Please transcribe the data below exactly. Leave the pictures out.
## BEGIN
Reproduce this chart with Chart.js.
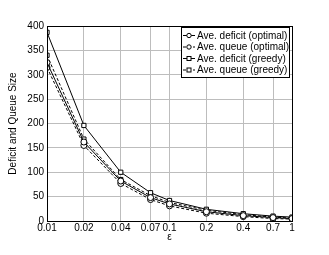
<!DOCTYPE html>
<html><head><meta charset="utf-8">
<script src="https://cdn.jsdelivr.net/npm/chart.js@4"></script>
<style>html,body{margin:0;padding:0;background:#fff}#wrap{width:329px;height:255px}</style>
</head><body><div id="wrap"><canvas id="c" width="329" height="255"></canvas></div>
<script>
const epsilon = [0.01, 0.02, 0.04, 0.07, 0.1, 0.2, 0.4, 0.7, 1];
const deficitOptimal = [325, 162, 82, 48, 35, 19, 11, 7, 5];
const queueOptimal = [315, 155, 77, 44, 31, 16, 9, 5, 4];
const deficitGreedy = [387, 196, 100, 58, 42, 24, 15, 10, 8];
const queueGreedy = [340, 168, 85, 52, 38, 22, 13, 8, 6];
const xTicks = [0.01, 0.02, 0.04, 0.07, 0.1, 0.2, 0.4, 0.7, 1];
const seriesNames = ['Ave. deficit (optimal)', 'Ave. queue (optimal)', 'Ave. deficit (greedy)', 'Ave. queue (greedy)'];

const FONT = 'Liberation Sans, Arial, sans-serif';
function mk(name, vals, dash, shape) {
  return {
    label: name,
    data: epsilon.map((e, i) => ({x: e, y: vals[i]})),
    borderColor: '#000', borderWidth: 1, borderDash: dash,
    pointStyle: shape, pointRadius: 3, pointBorderWidth: 1,
    pointBorderColor: '#000', pointBackgroundColor: '#fff',
    fill: false, tension: 0
  };
}
const datasets = [
  mk(seriesNames[0], deficitOptimal, [], 'circle'),
  mk(seriesNames[1], queueOptimal, [3, 2], 'circle'),
  mk(seriesNames[2], deficitGreedy, [], 'rect'),
  mk(seriesNames[3], queueGreedy, [3, 2], 'rect')
];

const boxPlugin = {
  id: 'boxLegend',
  afterDraw(chart) {
    const ctx = chart.ctx, a = chart.chartArea;
    ctx.save();
    ctx.strokeStyle = '#000'; ctx.lineWidth = 1; ctx.setLineDash([]);
    ctx.strokeRect(Math.round(a.left) + 0.5, Math.round(a.top) + 0.5, Math.round(a.right - a.left), Math.round(a.bottom - a.top));
    // legend
    const lx = 181, ly = 27, lw = 108, lh = 50;
    ctx.fillStyle = '#fff';
    ctx.fillRect(lx, ly, lw, lh);
    ctx.strokeRect(lx + 0.5, ly + 0.5, lw, lh);
    ctx.font = '10px ' + FONT;
    ctx.textBaseline = 'middle';
    chart.data.datasets.forEach((ds, i) => {
      const y = ly + 8 + i * 11.5;
      ctx.strokeStyle = '#000';
      ctx.setLineDash(ds.borderDash);
      ctx.beginPath(); ctx.moveTo(lx + 2, y + 0.5); ctx.lineTo(lx + 14, y + 0.5); ctx.stroke();
      ctx.setLineDash([]);
      ctx.fillStyle = '#fff';
      if (ds.pointStyle === 'circle') {
        ctx.beginPath(); ctx.arc(lx + 8, y + 0.5, 2.2, 0, Math.PI * 2); ctx.fill(); ctx.stroke();
      } else {
        ctx.fillRect(lx + 6, y - 1.5, 4, 4); ctx.strokeRect(lx + 6, y - 1.5, 4, 4);
      }
      ctx.fillStyle = '#000';
      ctx.fillText(ds.label, lx + 16, y + 1);
    });
    ctx.restore();
  }
};

new Chart(document.getElementById('c'), {
  type: 'line',
  data: {datasets},
  plugins: [boxPlugin],
  options: {
    responsive: false, animation: false, devicePixelRatio: 1,
    layout: {padding: {left: 7, top: 26, right: 37, bottom: 12}},
    plugins: {legend: {display: false}, tooltip: {enabled: false}},
    scales: {
      x: {
        type: 'logarithmic', min: 0.01, max: 1,
        afterBuildTicks(s) { s.ticks = xTicks.map(v => ({value: v})); },
        afterFit(s) { s.height = 22; },
        ticks: {autoSkip: false, maxRotation: 0, color: '#000', padding: 1,
          font: {family: FONT, size: 10},
          callback: v => String(v)},
        grid: {color: '#bdbdbd', borderDash: [1, 3], drawTicks: false, lineWidth: 1},
        border: {display: false},
        title: {display: true, text: 'ε', color: '#000', font: {family: FONT, size: 10}, padding: {top: 0, bottom: 0}}
      },
      y: {
        min: 0, max: 400,
        afterFit(s) { s.width = 40; },
        ticks: {stepSize: 50, color: '#000', padding: 3, font: {family: FONT, size: 10}},
        grid: {color: '#bdbdbd', borderDash: [1, 3], drawTicks: false, lineWidth: 1},
        border: {display: false},
        title: {display: true, text: 'Deficit and Queue Size', color: '#000', font: {family: FONT, size: 10}, padding: {top: 0, bottom: 2}}
      }
    }
  }
});
</script></body></html>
## END
# SOLUTION FOR THIS EXERCISE
Reproduce this chart with Chart.js.
<!DOCTYPE html>
<html><head><meta charset="utf-8">
<script src="https://cdn.jsdelivr.net/npm/chart.js@4"></script>
<style>html,body{margin:0;padding:0;background:#fff}#wrap{width:329px;height:255px}</style>
</head><body><div id="wrap"><canvas id="c" width="329" height="255"></canvas></div>
<script>
const epsilon = [0.01, 0.02, 0.04, 0.07, 0.1, 0.2, 0.4, 0.7, 1];
const deficitOptimal = [325, 162, 82, 48, 35, 19, 11, 7, 5];
const queueOptimal = [315, 155, 77, 44, 31, 16, 9, 5, 4];
const deficitGreedy = [387, 196, 100, 58, 42, 24, 15, 10, 8];
const queueGreedy = [340, 168, 85, 52, 38, 22, 13, 8, 6];
const xTicks = [0.01, 0.02, 0.04, 0.07, 0.1, 0.2, 0.4, 0.7, 1];
const seriesNames = ['Ave. deficit (optimal)', 'Ave. queue (optimal)', 'Ave. deficit (greedy)', 'Ave. queue (greedy)'];

const FONT = 'Liberation Sans, Arial, sans-serif';
function mk(name, vals, dash, shape) {
  return {
    label: name,
    data: epsilon.map((e, i) => ({x: e, y: vals[i]})),
    borderColor: '#000', borderWidth: 1, borderDash: dash,
    pointStyle: shape, pointRadius: 3, pointBorderWidth: 1,
    pointBorderColor: '#000', pointBackgroundColor: '#fff',
    fill: false, tension: 0
  };
}
const datasets = [
  mk(seriesNames[0], deficitOptimal, [], 'circle'),
  mk(seriesNames[1], queueOptimal, [3, 2], 'circle'),
  mk(seriesNames[2], deficitGreedy, [], 'rect'),
  mk(seriesNames[3], queueGreedy, [3, 2], 'rect')
];

const boxPlugin = {
  id: 'boxLegend',
  afterDraw(chart) {
    const ctx = chart.ctx, a = chart.chartArea;
    ctx.save();
    ctx.strokeStyle = '#000'; ctx.lineWidth = 1; ctx.setLineDash([]);
    ctx.strokeRect(Math.round(a.left) + 0.5, Math.round(a.top) + 0.5, Math.round(a.right - a.left), Math.round(a.bottom - a.top));
    // legend
    const lx = 181, ly = 27, lw = 108, lh = 50;
    ctx.fillStyle = '#fff';
    ctx.fillRect(lx, ly, lw, lh);
    ctx.strokeRect(lx + 0.5, ly + 0.5, lw, lh);
    ctx.font = '10px ' + FONT;
    ctx.textBaseline = 'middle';
    chart.data.datasets.forEach((ds, i) => {
      const y = ly + 8 + i * 11.5;
      ctx.strokeStyle = '#000';
      ctx.setLineDash(ds.borderDash);
      ctx.beginPath(); ctx.moveTo(lx + 2, y + 0.5); ctx.lineTo(lx + 14, y + 0.5); ctx.stroke();
      ctx.setLineDash([]);
      ctx.fillStyle = '#fff';
      if (ds.pointStyle === 'circle') {
        ctx.beginPath(); ctx.arc(lx + 8, y + 0.5, 2.2, 0, Math.PI * 2); ctx.fill(); ctx.stroke();
      } else {
        ctx.fillRect(lx + 6, y - 1.5, 4, 4); ctx.strokeRect(lx + 6, y - 1.5, 4, 4);
      }
      ctx.fillStyle = '#000';
      ctx.fillText(ds.label, lx + 16, y + 1);
    });
    ctx.restore();
  }
};

new Chart(document.getElementById('c'), {
  type: 'line',
  data: {datasets},
  plugins: [boxPlugin],
  options: {
    responsive: false, animation: false, devicePixelRatio: 1,
    layout: {padding: {left: 7, top: 26, right: 37, bottom: 12}},
    plugins: {legend: {display: false}, tooltip: {enabled: false}},
    scales: {
      x: {
        type: 'logarithmic', min: 0.01, max: 1,
        afterBuildTicks(s) { s.ticks = xTicks.map(v => ({value: v})); },
        afterFit(s) { s.height = 22; },
        ticks: {autoSkip: false, maxRotation: 0, color: '#000', padding: 1,
          font: {family: FONT, size: 10},
          callback: v => String(v)},
        grid: {color: '#bdbdbd', borderDash: [1, 3], drawTicks: false, lineWidth: 1},
        border: {display: false},
        title: {display: true, text: 'ε', color: '#000', font: {family: FONT, size: 10}, padding: {top: 0, bottom: 0}}
      },
      y: {
        min: 0, max: 400,
        afterFit(s) { s.width = 40; },
        ticks: {stepSize: 50, color: '#000', padding: 3, font: {family: FONT, size: 10}},
        grid: {color: '#bdbdbd', borderDash: [1, 3], drawTicks: false, lineWidth: 1},
        border: {display: false},
        title: {display: true, text: 'Deficit and Queue Size', color: '#000', font: {family: FONT, size: 10}, padding: {top: 0, bottom: 2}}
      }
    }
  }
});
</script></body></html>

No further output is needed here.